The pomegranate originated in Persia, present day Iran. This delicious and ancient fruit is mentioned in the Book of Exodus, and has been used for medical and culinary purposes for thousands of years. Chefs have used the arils in salads, curry sauces, and many other appetizing dishes. Juice from the pomegranate has been used as a refreshing drink in India and Iran for centuries.
Sometimes, dried pomegranate arils can be found in specialty food markets. They may contain the seed and residual aril water, maintaining a natural sweet and tart flavor. Dried arils can be used in several culinary applications, such as trail mix, granola bars, or as a topping for salad, yogurt, or ice cream. During the months of September and February we are graced with the actual fruit. The fresh variety can be a little difficult to eat, sticky and quite messy. Following are a few hints on how to make the process easier.

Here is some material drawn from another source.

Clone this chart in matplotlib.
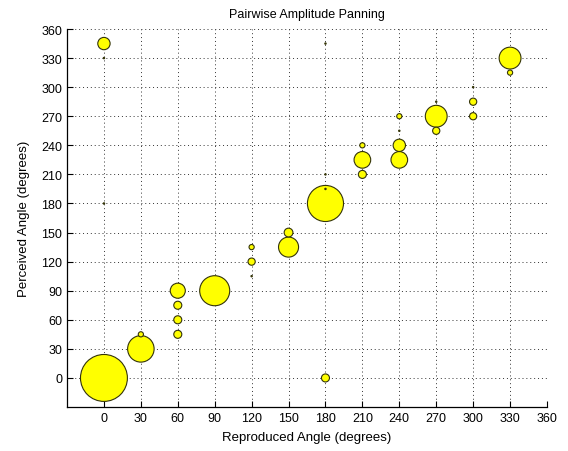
import numpy as np
import matplotlib.pyplot as plt

plt.rcParams['font.family'] = ['Liberation Sans', 'DejaVu Sans']

# reproduced angle, perceived angle, number of responses (bubble area)
reproduced = [0, 0, 0, 0,
              30, 30,
              60, 60, 60, 60,
              90,
              120, 120, 120,
              150, 150,
              180, 180, 180, 180, 180,
              210, 210, 210,
              240, 240, 240, 240,
              270, 270, 270,
              300, 300, 300,
              330, 330]
perceived = [0, 345, 330, 180,
             30, 45,
             90, 75, 60, 45,
             90,
             120, 135, 105,
             135, 150,
             180, 0, 195, 210, 345,
             225, 240, 210,
             225, 240, 255, 270,
             270, 255, 285,
             285, 270, 300,
             330, 315]
counts = [88, 6, 0, 0,
          28, 1,
          9, 2.5, 2.5, 2.5,
          36,
          2, 1, 0,
          16, 3,
          52, 2.5, 0, 0, 0,
          11, 1, 2.5,
          11, 6, 0, 1,
          19, 2, 0,
          2, 2, 0,
          19, 1]

ticks = np.arange(0, 361, 30)

fig = plt.figure(figsize=(5.68, 4.52), dpi=100)
ax = fig.add_axes([0.118, 0.0973, 0.845, 0.8363])

sizes = 12.96 * np.array(counts) + 1.0
ax.scatter(reproduced, perceived, s=sizes, c='#ffff00',
           edgecolors='#33330a', linewidths=0.8, zorder=3)

ax.set_xlim(-30, 360)
ax.set_ylim(-30, 360)
ax.set_xticks(ticks)
ax.set_yticks(ticks)
ax.tick_params(direction='in', length=4, width=0.8, labelsize=9,
               colors='black', top=False, right=False)
ax.grid(True, color='#333333', linestyle=(0, (1, 3)), linewidth=0.7)
ax.set_axisbelow(True)
ax.spines['top'].set_visible(False)
ax.spines['right'].set_visible(False)
ax.spines['left'].set_linewidth(0.9)
ax.spines['bottom'].set_linewidth(0.9)

ax.set_title('Pairwise Amplitude Panning', fontsize=9, pad=9)
ax.set_xlabel('Reproduced Angle (degrees)', fontsize=9.5, labelpad=5)
ax.set_ylabel('Perceived Angle (degrees)', fontsize=9.5, labelpad=8)

plt.savefig('out.png')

Score the pomegranate with a sharp knife, and break it open exposing the arils. Separating the red arils is easier in a bowl of water, because the arils sink and the inedible pulp floats. Freezing the entire fruit also makes it easier to separate. Another very effective way of quickly harvesting the arils is to cut the pomegranate in half, score each half of the exterior rind four to six times, hold the pomegranate half over a bowl and smack the rind with a large spoon. The arils should eject from the pomegranate directly into the bowl, leaving only a dozen or more deeply embedded arils to remove.